By the same token, if a given website genuinely does see a downturn in its traffic following an update, the most plausible conclusion its owners can draw is that there were pre-existing flaws which went unnoticed by the prior algorithm. This sort of outcome is harmful to an SEO campaign online in the most basic sense of the word. A good site owner or a good web services provider would view such a downturn as an opportunity rather than a source of resentment. After all, even if flaws had no impact on a prior algorithm, that doesn’t mean they had no negative impact on the site visitors who were exposed to them.

This is one reason why it might actually be worthwhile for a site owner to ask pointed questions of a web marketing company in the wake of a new Google update. As long as they understand that the point isn’t to change a bunch of things around and make an SEO campaign comply with the search engine’s new rulebook, these sorts of conversations can help to determine whether contractors are consistently doing their job by analyzing a client site’s performance and figuring out the contributing factors behind its successes and its failings.

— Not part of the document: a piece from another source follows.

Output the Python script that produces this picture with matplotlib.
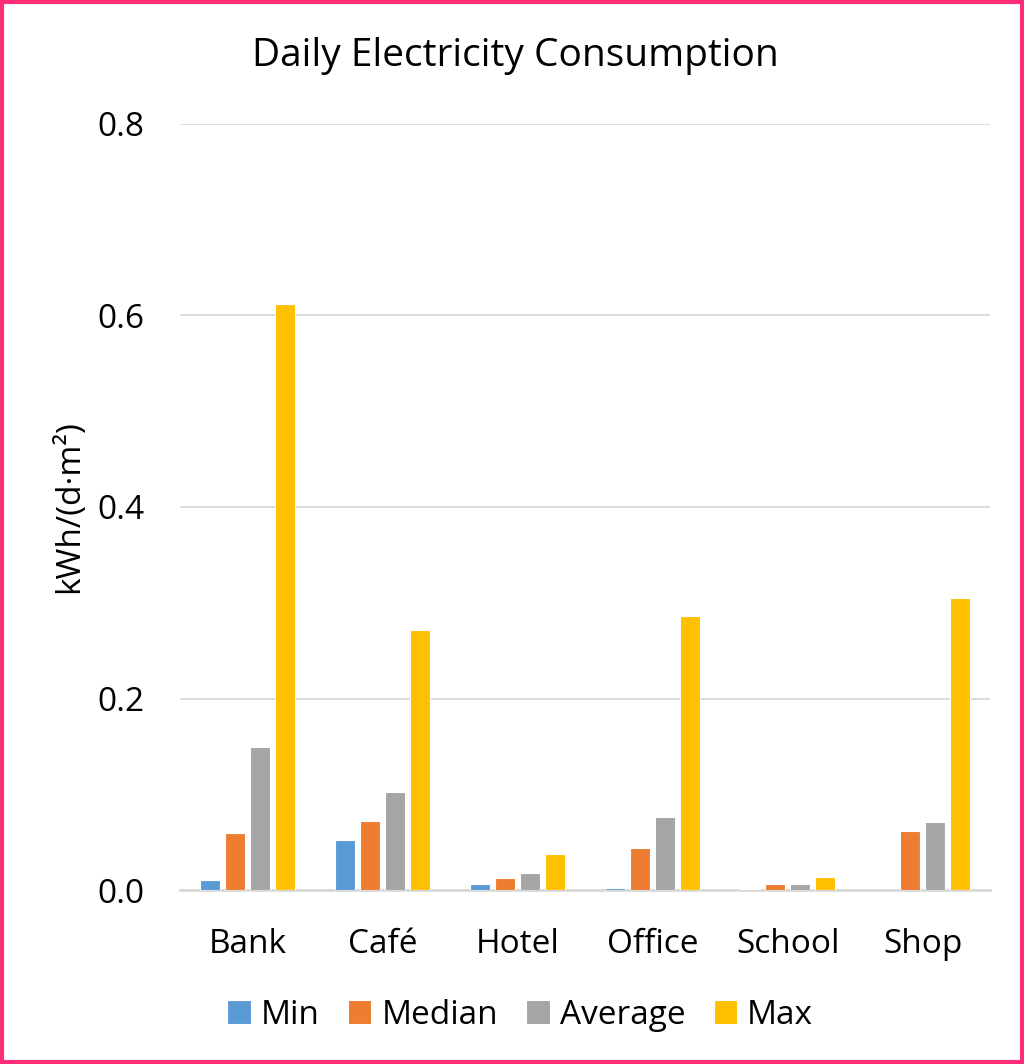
import matplotlib.pyplot as plt
import numpy as np
from matplotlib.patches import Rectangle

plt.rcParams['font.family'] = ['Open Sans', 'DejaVu Sans']

# consumo diário por tipo de edifício (kWh/(d·m²))
edificios = ["Bank", "Café", "Hotel", "Office", "School", "Shop"]
minimo = [0.0104, 0.052, 0.0063, 0.0018, 0.0014, 0.0]
mediana = [0.060, 0.0717, 0.0125, 0.0442, 0.0063, 0.0616]
media = [0.149, 0.102, 0.0174, 0.076, 0.0066, 0.0707]
maximo = [0.612, 0.2715, 0.0373, 0.286, 0.0139, 0.305]

series = [("Min", minimo, "#5B9BD5"),
          ("Median", mediana, "#ED7D31"),
          ("Average", media, "#A5A5A5"),
          ("Max", maximo, "#FFC000")]

fig = plt.figure(figsize=(10.24, 10.64), dpi=100)
ax = fig.add_axes([0.176, 0.1635, 0.791, 0.72])

x = np.arange(len(edificios))
passo = 0.185
for i, (nome, vals, cor) in enumerate(series):
    ax.bar(x + (i - 1.5) * passo, vals, width=0.15, color=cor,
           edgecolor="white", linewidth=0.8, label=nome, zorder=3)

ax.set_xlim(-0.5, len(edificios) - 0.5)
ax.set_ylim(0, 0.8)
ax.set_yticks([0.0, 0.2, 0.4, 0.6, 0.8])
ax.set_yticklabels(["0.0", "0.2", "0.4", "0.6", "0.8"])
ax.set_xticks(x)
ax.set_xticklabels(edificios)
ax.tick_params(length=0, labelsize=24)
ax.tick_params(axis="x", pad=27)
ax.tick_params(axis="y", pad=26)
ax.grid(axis="y", color="#D9D9D9", linewidth=1.3, zorder=0)
for s in ["top", "right", "left"]:
    ax.spines[s].set_visible(False)
ax.spines["bottom"].set_color("#D9D9D9")
ax.spines["bottom"].set_linewidth(2)

ax.set_ylabel("kWh/(d·m²)", fontsize=24, labelpad=8)
fig.text(0.503, 0.947, "Daily Electricity Consumption", ha="center",
         va="center", fontsize=28)

fig.legend(loc="center", bbox_to_anchor=(0.508, 0.046), ncol=4,
           frameon=False, fontsize=24, handlelength=0.7, handleheight=0.7,
           handletextpad=0.3, columnspacing=0.85)

# moldura rosa
fig.patches.append(Rectangle((0.002, 0.002), 0.996, 0.996, transform=fig.transFigure,
                             fill=False, edgecolor="#FF2D78", linewidth=3))

plt.savefig("out.png", dpi=100)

A good SEO company shouldn’t have to be informed of the fact that there has been a new algorithm update. It shouldn’t have to be instructed to get a picture of a site’s performance before and after that update, either. It should be able to clearly communicate with clients about how those pictures differ and what they say about future adjustments to an SEO campaign.

Those adjustments will often be subtle – perhaps more so that would seem comfortable to site owners who don’t have a clear understanding of thy typical impact of algorithm updates. That impact may actually include downturns in audience impressions which don’t actually reflect diminished engagement at all. To the untrained eye, these data point may seem more or less the same, but the reality is that a decline in impressions can actually be a good sign if it doesn’t correspond to a decline in the click-through rate for the site.

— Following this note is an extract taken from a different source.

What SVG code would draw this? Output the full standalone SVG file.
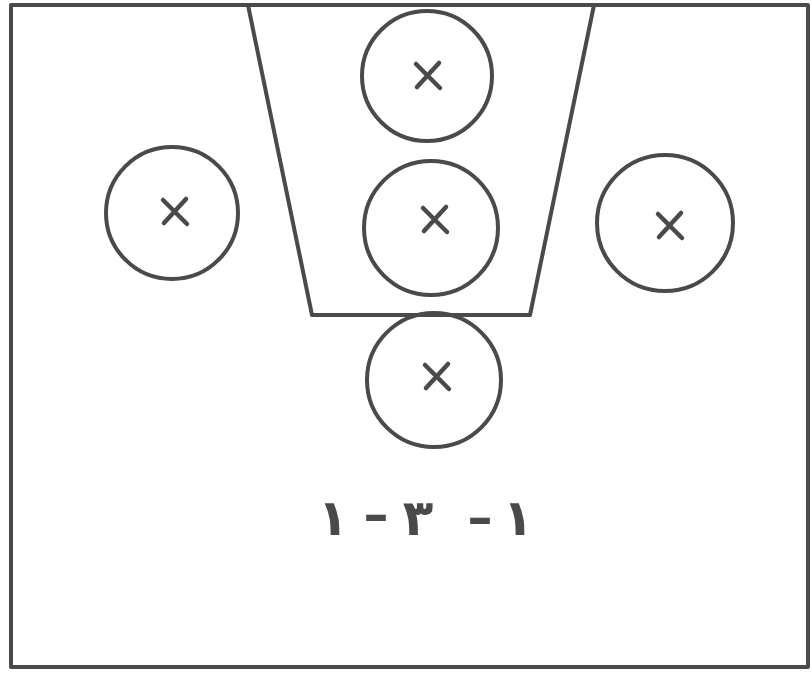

Those sorts of changes actually tend to mean that the algorithm update has reaffirmed the health of your SEO campaign and has actually increased its efficiency. A high ratio of click-through to overall impressions is a sign that the efforts of a site owner or its web services provider are not being wasted on trying to attract visitors who ultimately have no interest in the site. The goal of every SEO campaign and every algorithm update should be the same: to guarantee the largest possible overlap between the types of content people want to see and the types of content they actual see.

That said, there is a chance of this personalization going too far in the wake of any given algorithm update. If you ask certain YouTubers, you may hear that this is exactly what happened with the video sharing site a few years ago, when it began showing users what the algorithm determined they were most likely to click on, rather that the content they’d signaled they wanted to see through subscriptions and likes. Various channels that had been successful prior to the change were suddenly left with a fraction of the views they were used to, and some abandoned the site as a result.

Defenders of the algorithm might argue that the views they lost were generally not legitimate engagements, and that the resulting numbers offered a more accurate picture of the channels’ performance. But this was surely little comfort, and similar explanations would fall equally flat for any site owners who saw a real decline in the performance of their SEO campaign on Google itself.

Still, most algorithm updates are examples of routine housekeeping and don’t come anywhere close to having such a profound impact on a search engine’s relationships with ranked sites. For site owners, those minor updates need not be much more than an opportunity to assess whether their SEO company is paying attention. If this consistently proves to be the case, then there’s a good chance that company is the right one to have on hand in the unlikely event that a major update makes it necessary for websites to reassess their prior performance, as well as their strategy for improving that performance in the future.